U.S. Housing Market in 1971
In 1971, the U.S. housing market recorded existing-home sales averaged 2.02 million, new-construction sales of 656K, and a 30-year fixed mortgage rate of 7.54%.
Existing-home sales rose 25.5% from 1970. the median existing-home price rose 7.8% to $24,800.
Macroeconomic Context
Nineteen seventy-one produced one of the most dramatic policy pivots of the postwar era. The economy rebounded from recession, with real GDP growing roughly 3.3%, but inflation stayed stubbornly above 4% and the trade balance deteriorated sharply. On August 15, President Nixon announced the "Nixon Shock": the U.S. closed the gold window, ending the Bretton Woods fixed-exchange-rate system, and imposed a 90-day freeze on wages and prices — the first peacetime price controls in U.S. history. The dollar's subsequent devaluation fueled import prices and added a new source of inflationary pressure.
The Fed, under new chairman Arthur Burns, accommodated the stimulus-focused White House, keeping monetary policy relatively easy. Mortgage rates moderated from their 1969–70 peak to around 7.5%, and Freddie Mac's new conventional mortgage purchase program — combined with Ginnie Mae's mortgage-backed securities — began deepening the secondary market. This was also the year Freddie Mac launched the Primary Mortgage Market Survey (PMMS), providing for the first time a systematic weekly benchmark for 30-year fixed mortgage rates that the industry and researchers still use today.

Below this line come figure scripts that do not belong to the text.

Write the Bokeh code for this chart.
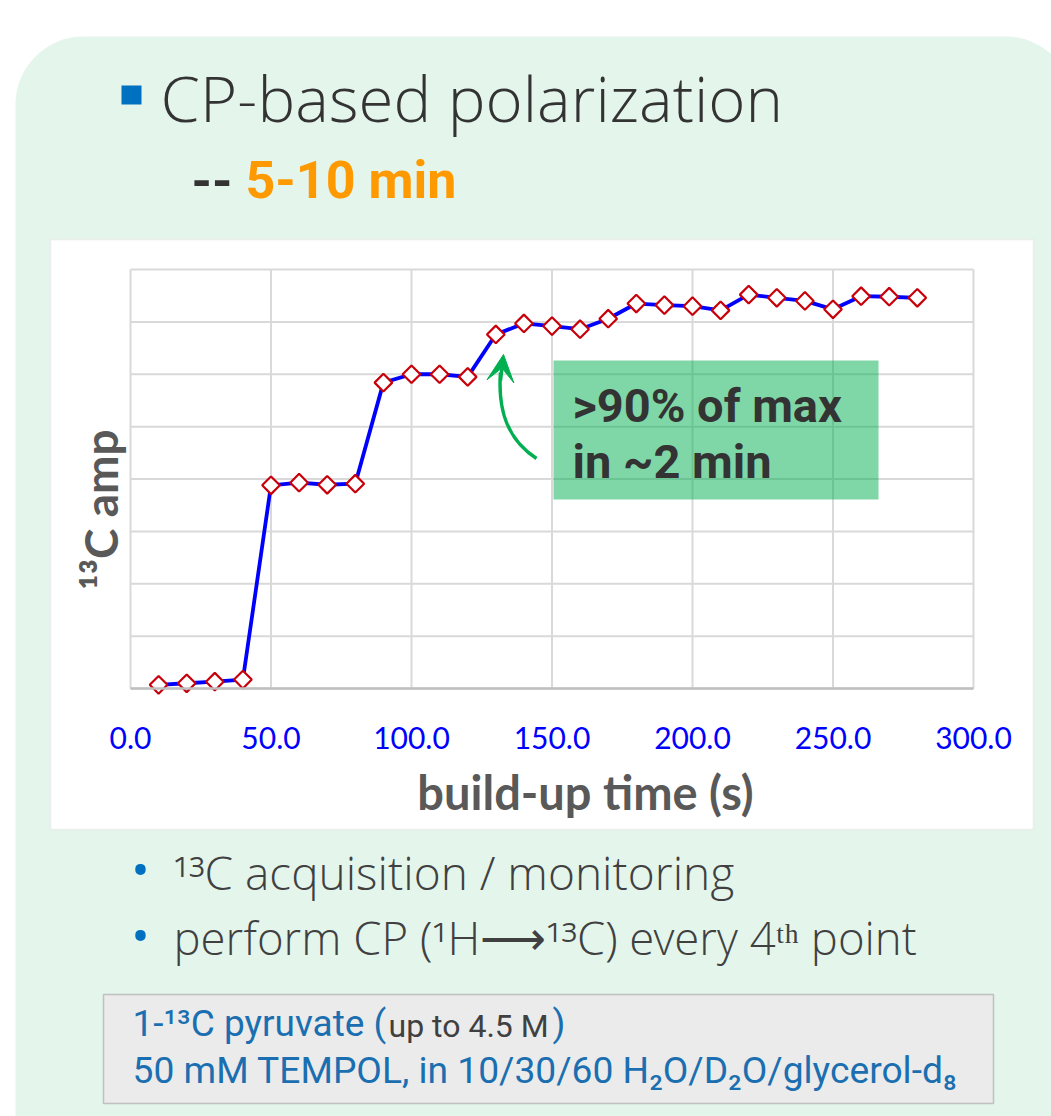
import math
from bokeh.plotting import figure
from bokeh.models import (Range1d, FixedTicker, NumeralTickFormatter, Label,
                          BoxAnnotation, Arrow, VeeHead, LinearAxis)
from bokeh.embed import file_html
from bokeh.resources import INLINE

# ---------------- data ----------------
build_up_time_s = [10, 20, 30, 40, 50, 60, 70, 80, 90, 100, 110, 120, 130, 140,
                   150, 160, 170, 180, 190, 200, 210, 220, 230, 240, 250, 260, 270, 280]
c13_amp = [0.07, 0.10, 0.13, 0.17, 3.88, 3.93, 3.89, 3.91, 5.84, 6.00, 6.00, 5.95,
           6.76, 6.97, 6.92, 6.86, 7.06, 7.35, 7.32, 7.30, 7.22, 7.52, 7.46, 7.40,
           7.24, 7.49, 7.48, 7.46]
x_ticks = [0, 50, 100, 150, 200, 250, 300]
y_ticks = [0, 1, 2, 3, 4, 5, 6, 7, 8]

X_START, X_END = 0, 300
Y_START, Y_END = 0, 8

# ---------------- page geometry (pixels) ----------------
PAGE_W, PAGE_H = 1051, 1116
F_LEFT, F_RIGHT, F_TOP, F_BOTTOM = 130, 973, 269, 688   # plot area

kx = (X_END - X_START) / (F_RIGHT - F_LEFT)
ky = (Y_END - Y_START) / (F_BOTTOM - F_TOP)
t_range = Range1d(X_START - F_LEFT * kx, X_START + (PAGE_W - F_LEFT) * kx)
a_range = Range1d(Y_START - (PAGE_H - F_BOTTOM) * ky, Y_START + F_BOTTOM * ky)

p = figure(width=PAGE_W, height=PAGE_H, output_backend="svg", toolbar_location=None,
           x_range=Range1d(0, PAGE_W), y_range=Range1d(PAGE_H, 0),
           x_axis_type=None, y_axis_type=None, min_border=0)
p.extra_x_ranges = {"t": t_range}
p.extra_y_ranges = {"amp": a_range}
p.border_fill_color = "white"
p.background_fill_color = "white"
p.outline_line_color = None

# ---------------- background panels ----------------
panel = BoxAnnotation(left=15, right=1073, top=36, bottom=1250,
                      fill_color="#e4f5ec", fill_alpha=1, line_color=None,
                      border_radius=68, level="image")
chart_box = BoxAnnotation(left=50, right=1033, top=239, bottom=829,
                          fill_color="white", fill_alpha=1, line_color="#d9d9d9",
                          line_width=2, level="image")
gray_box = BoxAnnotation(left=103, right=993, top=994, bottom=1103,
                         fill_color="#ebebeb", fill_alpha=1, line_color="#595959",
                         line_width=1.5, level="image")
title_bullet = BoxAnnotation(left=121, right=141, top=85, bottom=104,
                             fill_color="#0070c0", fill_alpha=1, line_color=None,
                             level="image")
for b in (panel, chart_box, gray_box, title_bullet):
    p.add_layout(b)

# ---------------- grid (from the tick lists, through the data scales) ----------------
p.segment(x0=x_ticks, x1=x_ticks, y0=[Y_START] * len(x_ticks), y1=[Y_END] * len(x_ticks),
          x_range_name="t", y_range_name="amp", line_color="#d9d9d9", line_width=2)
p.segment(x0=[X_START] * len(y_ticks), x1=[X_END] * len(y_ticks), y0=y_ticks, y1=y_ticks,
          x_range_name="t", y_range_name="amp", line_color="#d9d9d9", line_width=2)

# ---------------- x axis ----------------
xa = LinearAxis(x_range_name="t", y_range_name="amp", fixed_location=Y_START,
                bounds=(X_START, X_END))
xa.ticker = FixedTicker(ticks=x_ticks)
xa.formatter = NumeralTickFormatter(format="0.0")
xa.major_label_text_font = "Lato"
xa.major_label_text_font_size = "30px"
xa.major_label_text_color = "#0000ff"
xa.major_tick_line_color = None
xa.minor_tick_line_color = None
xa.major_tick_out = 0
xa.major_tick_in = 0
xa.major_label_standoff = 38
xa.axis_line_color = "#bfbfbf"
xa.axis_line_width = 2.5
p.add_layout(xa, "below")

# ---------------- data ----------------
p.line(build_up_time_s, c13_amp, x_range_name="t", y_range_name="amp",
       line_color="#0000ff", line_width=3.8)
p.scatter(build_up_time_s, c13_amp, x_range_name="t", y_range_name="amp",
          marker="square", size=12.5, angle=math.pi / 4,
          fill_color="white", line_color="#c8000a", line_width=2.2)

# ---------------- annotation box + arrow ----------------
note_box = BoxAnnotation(left=553, right=878, top=360, bottom=499,
                         fill_color="#00b050", fill_alpha=0.5, line_color=None)
p.add_layout(note_box)
p.bezier(x0=[536], y0=[458], x1=[500], y1=[372], cx0=[508], cy0=[440],
         cx1=[497], cy1=[412], line_color="#00b050", line_width=3.5)
p.add_layout(Arrow(x_start=500, y_start=380, x_end=503, y_end=354,
                   line_color="#00b050", line_width=3.5,
                   end=VeeHead(size=27, fill_color="#00b050", line_color="#00b050")))


def lab(text, px, py, size, color, font="Roboto", style="normal", align="left",
        baseline="alphabetic", angle=0, k=0.37):
    # py is the wanted baseline; Bokeh's alphabetic baseline sits a bit lower
    dy = k * size if baseline == "alphabetic" else 0
    p.add_layout(Label(x=px, y=py - dy, text=text, text_font=font,
                       text_font_size=f"{size}px", text_font_style=style,
                       text_color=color, text_align=align, text_baseline=baseline,
                       angle=angle))


LIGHT = "Open Sans Light"

lab(">90% of max", 572, 422, 47, "#333333", style="bold")
lab("in ~2 min", 572, 478, 47, "#333333", style="bold")

# axis titles
lab("¹³C amp", 100, 509, 46, "#595959", font="Lato", style="bold",
    align="center", baseline="middle", angle=math.pi / 2)
lab("build-up time (s)", 585, 810, 47, "#595959", font="Lato", style="bold",
    align="center", k=0.40)

# slide texts
lab("CP-based polarization", 160, 120, 63.5, "#333333", font=LIGHT)
lab("--", 191, 199, 52, "#333333", style="bold")
lab("5-10 min", 245, 199, 52, "#ff9900", style="bold")

lab("•", 140, 871, 52, "#0070c0", align="center", baseline="middle")
lab("¹³C acquisition / monitoring", 173, 889, 46, "#404040", font=LIGHT)
lab("•", 140, 937, 52, "#0070c0", align="center", baseline="middle")
lab("perform CP (¹H⟶¹³C) every 4ᵗʰ point", 173, 953, 45.5, "#404040", font=LIGHT)

lab("1-¹³C pyruvate (", 132, 1037, 37, "#1b6fb0")
lab("up to 4.5 M", 388, 1037, 32, "#404040")
lab(")", 552, 1037, 37, "#1b6fb0")
lab("50 mM TEMPOL, in 10/30/60 H₂O/D₂O/glycerol-d₈", 132, 1083, 37.2, "#1b6fb0")

open("out.html", "w").write(file_html(p, INLINE))
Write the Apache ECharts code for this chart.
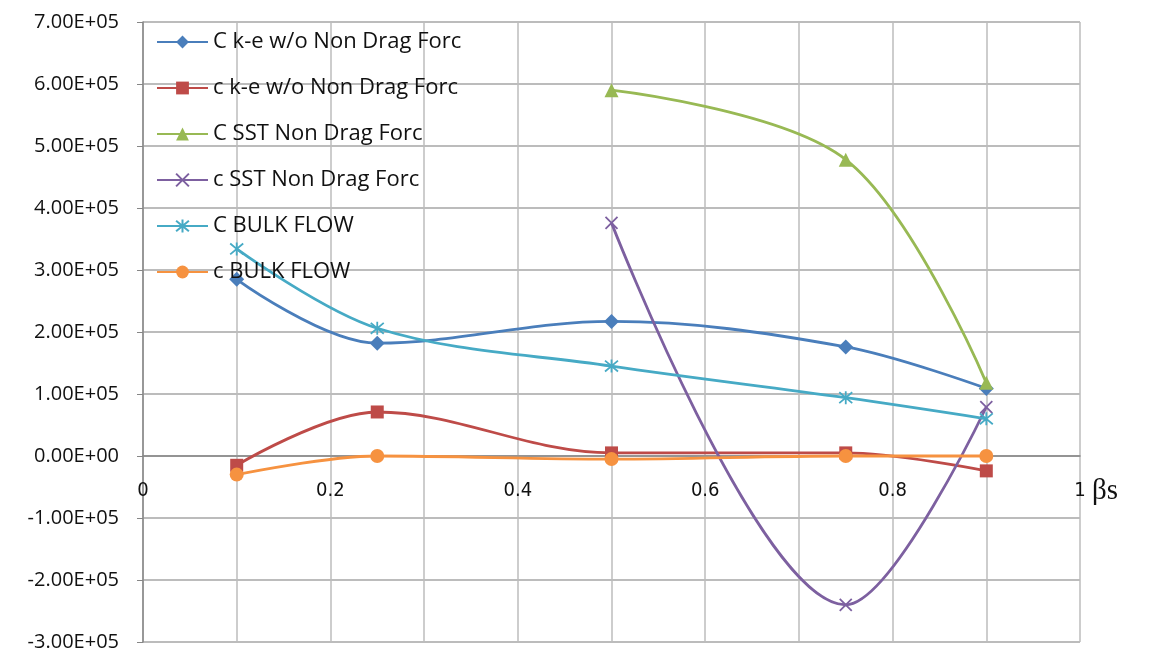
<!DOCTYPE html>
<html><head><meta charset="utf-8">
<script src="https://cdn.jsdelivr.net/npm/echarts@6/dist/echarts.min.js"></script>
<style>html,body{margin:0;padding:0;background:#fff}#c{width:1164px;height:655px}</style>
</head><body><div id="c"></div>
<script>
const betaS = [0.1, 0.25, 0.5, 0.75, 0.9];
const seriesNames = ['C k-e w/o Non Drag Forc','c k-e w/o Non Drag Forc','C SST Non Drag Forc','c SST Non Drag Forc','C BULK FLOW','c BULK FLOW'];
const C_ke   = [2.85e5, 1.82e5, 2.17e5, 1.76e5, 1.09e5];
const c_ke   = [-0.15e5, 0.71e5, 0.05e5, 0.05e5, -0.24e5];
const C_sst  = [null, null, 5.90e5, 4.78e5, 1.18e5];
const c_sst  = [null, null, 3.76e5, -2.40e5, 0.79e5];
const C_bulk = [3.34e5, 2.06e5, 1.45e5, 0.94e5, 0.60e5];
const c_bulk = [-0.30e5, 0.0, -0.05e5, 0.0, 0.0];
const yTicks = {min: -3e5, max: 7e5, step: 1e5};
const xTicks = {min: 0, max: 1, step: 0.1};

const colors = ['#4A7EBB','#BE4B48','#98B954','#7D60A0','#46AAC5','#F69240'];
const crossPath = 'path://M0,0L10,10M10,0L0,10';
const starPath = 'path://M0,0L10,10M10,0L0,10M5,-1L5,11';
const symbols = ['diamond','rect','triangle',crossPath,starPath,'circle'];
const sizes = [15,13,14,12,13,14];
const allData = [C_ke, c_ke, C_sst, c_sst, C_bulk, c_bulk];

function pairs(arr){ const out=[]; arr.forEach((v,i)=>{ if(v!==null) out.push([betaS[i], v]); }); return out; }

const series = allData.map((arr,i)=>{
  const stroked = (i===3||i===4);
  return {
    name: seriesNames[i], type:'line', smooth:0.35,
    data: pairs(arr),
    symbol: symbols[i], symbolSize: sizes[i],
    lineStyle:{color:colors[i], width:2.8},
    itemStyle: stroked ? {color:colors[i], borderColor:colors[i], borderWidth:1.8} : {color:colors[i]},
    emphasis:{disabled:true},
    animation:false
  };
});

const chart = echarts.init(document.getElementById('c'), null, {renderer:'canvas'});
chart.setOption({
  backgroundColor:'#fff',
  animation:false,
  grid:{left:143, right:84, top:22, bottom:13, containLabel:false, outerBoundsMode:'none'},
  legend:{
    orient:'vertical', left:151, top:26, itemWidth:51, itemHeight:16, itemGap:24,
    textStyle:{fontFamily:'Open Sans', fontSize:22, color:'#111'},
    data: seriesNames
  },
  xAxis:{
    type:'value', min:xTicks.min, max:xTicks.max, interval:xTicks.step,
    axisLine:{onZero:false, lineStyle:{color:'#868686', width:1.5}},
    offset:-186,
    axisTick:{show:false},
    axisLabel:{margin:25, fontFamily:'Liberation Sans Narrow, DejaVu Sans Condensed, sans-serif', fontSize:20, color:'#111',
      formatter:(v)=>{ const k=Math.round(v*10); return (k%2===0) ? String(Math.round(v*10)/10) : ''; }},
    splitLine:{show:true, lineStyle:{color:'#BDBDBD', width:1.5}}
  },
  yAxis:{
    type:'value', min:yTicks.min, max:yTicks.max, interval:yTicks.step,
    axisLine:{show:true, onZero:false, lineStyle:{color:'#868686', width:1.5}},
    axisTick:{show:true, inside:false, length:6, lineStyle:{color:'#868686'}},
    axisLabel:{margin:24, fontFamily:'Open Sans', fontSize:20, color:'#111',
      formatter:(v)=>{ const e = v===0 ? 0 : Math.floor(Math.log10(Math.abs(v))+1e-9); const m = v/Math.pow(10,e); return m.toFixed(2)+'E'+(e<0?'-':'+')+String(Math.abs(e)).padStart(2,'0'); }},
    splitLine:{show:true, lineStyle:{color:'#A6A6A6', width:1.5}}
  },
  graphic:[{type:'text', left:1092, top:477, style:{text:'βs', font:'29px "Liberation Serif", serif', fill:'#111'}}],
  series: series
});
</script></body></html>
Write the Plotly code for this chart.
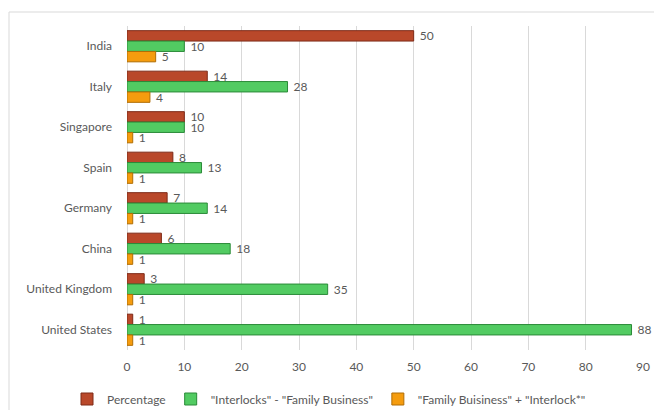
import plotly.graph_objects as go

# Countries, top to bottom
countries = ["India", "Italy", "Singapore", "Spain", "Germany", "China",
             "United Kingdom", "United States"]

percentage = [50, 14, 10, 8, 7, 6, 3, 1]
interlocks_minus_family = [10, 28, 10, 13, 14, 18, 35, 88]
family_plus_interlock = [5, 4, 1, 1, 1, 1, 1, 1]

series_names = ["Percentage",
                '"Interlocks" - "Family Business"',
                '"Family Buisiness" + "Interlock*"']
x_ticks = [0, 10, 20, 30, 40, 50, 60, 70, 80, 90]

FONT = "Lato"
TEXT_GRAY = "#595959"

fills = ["#B9482A", "#52CB62", "#F59C0E"]
edges = ["#7E2A17", "#2A8A38", "#B06D05"]
values = [percentage, interlocks_minus_family, family_plus_interlock]

fig = go.Figure()
for name, vals, fill, edge in zip(series_names, values, fills, edges):
    fig.add_trace(go.Bar(
        y=countries, x=vals, name=name, orientation="h",
        marker=dict(color=fill, line=dict(color=edge, width=1)),
        text=["\u00a0" + str(v) for v in vals], textposition="outside",
        constraintext="none",
        textfont=dict(family=FONT, size=12, color=TEXT_GRAY),
        cliponaxis=False,
    ))

W, H = 654, 410
L, R, T, B = 127, 11, 26, 60
PW, PH = W - L - R, H - T - B

fig.update_layout(
    width=W, height=H,
    margin=dict(l=L, r=R, t=T, b=B, autoexpand=False),
    paper_bgcolor="white", plot_bgcolor="white",
    barmode="group", bargap=0.23, bargroupgap=0,
    font=dict(family=FONT, size=12, color=TEXT_GRAY),
    xaxis=dict(range=[0, 90], tickvals=x_ticks, showgrid=True,
               gridcolor="#D9D9D9", gridwidth=1, zeroline=True,
               zerolinecolor="#D9D9D9", zerolinewidth=1, showline=False,
               ticks="", ticklabelstandoff=8,
               tickfont=dict(family=FONT, size=12, color=TEXT_GRAY)),
    yaxis=dict(categoryorder="array", categoryarray=countries,
               autorange="reversed", showgrid=False, zeroline=False,
               showline=False, ticks="", ticklabelstandoff=14,
               tickfont=dict(family=FONT, size=12, color=TEXT_GRAY)),
    legend=dict(orientation="h", xanchor="left", yanchor="middle",
                x=(67 - L) / PW, y=-(399 - (T + PH)) / PH,
                font=dict(family=FONT, size=12, color=TEXT_GRAY),
                traceorder="normal", bgcolor="rgba(0,0,0,0)"),
    shapes=[dict(type="rect", xref="paper", yref="paper",
                 x0=(9 - L) / PW, x1=1.1,
                 y0=-0.3, y1=1 + (T - 12) / PH,
                 line=dict(color="#D9D9D9", width=1), layer="below")],
)

fig.write_html("out.html")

The easier credit environment, combined with pent-up demand from the 1969–70 recession, kicked off a strong housing recovery. New-home sales climbed sharply from their 1970 lows, and starts surged toward record levels. Wage and price controls temporarily suppressed measured inflation, but they also created distortions in construction material markets that would contribute to cost pressures when controls were eventually lifted.